Monday, Dec. 07, 1992

Fascinating Friction

By JAY COCKS

PERFORMER: 10,000 MANIACS

ALBUM: OUR TIME IN EDEN

LABEL: ELEKTRA

THE BOTTOM LINE: Sandblasted lyricism and a new rhythmic restlessness carry this band to its best album yet.

Careful: you are about to be disoriented. Consider, first, the music of 10,000 Maniacs, which is spectral and delicate without a moment of fragility. Then think about the lyrics, which insinuate themselves into the subconscious like a waking dream. And finally, ponder lead singer, key writer and prime mover Natalie Merchant, whose earthbound strength sets up a fascinating friction with the impregnable magic of the music. She's a private writer in a public forum, taking flight into her own memories and fancies. She's -- here's the tough part -- like Willa Cather at a microphone, summoning memories of the open plains and the parched spirit.

You can hear the prairie spaces and the melancholy of divided lives that were Cather's true territory in Maniacs songs like Stockton Gala Days and Gold Rush Brides. "Who were the homestead wives?" the latter asks. "The land was free, yet it cost their lives . . . In letters mailed back home her Eastern sisters they would moan as they would read accounts of madness, childbirth, loneliness and grief." The words are printed like this in the album notes, as if they were bits of homespun prose from some cosmic farmer's almanac; but Merchant sings them with dreamy, insistent fervor, like a reverie from O Pioneers! Or maybe Wisconsin Death Trip.

Producer Paul Fox has given the band a more solid rhythmic foundation for this outing. Previously, Merchant and the other Maniacs could be so evanescent that they threatened to disappear in their own vapor trail. Here they sound sturdier, even when a string quartet floats through Merchant's wrenching Jezebel.

For all the smooth fury of Our Time in Eden, the spirit of the group -- its distinctive combination of stylistic orneriness and sandblasted lyricism -- remains undiminished. 10,000 Maniacs has always been hard to classify.

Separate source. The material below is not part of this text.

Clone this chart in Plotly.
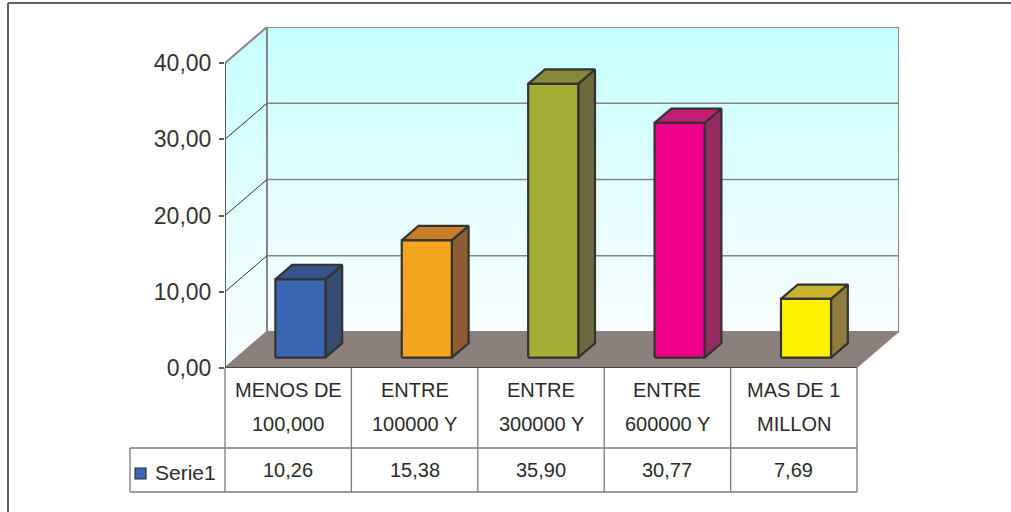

That's an integral part of the band's charm, and so is the obvious pride with which its members nourish their idiosyncrasy. Still, they have enjoyed a heartening commercial success, which should increase nicely with Our Time in Eden. It sounds like their best album yet. But for a group that exists so safely away from trends, it's the afterlife of the music that counts; not the initial impact but the resonance. By that measure, 10,000 Maniacs still has a lot of distance to cover, and lots of time.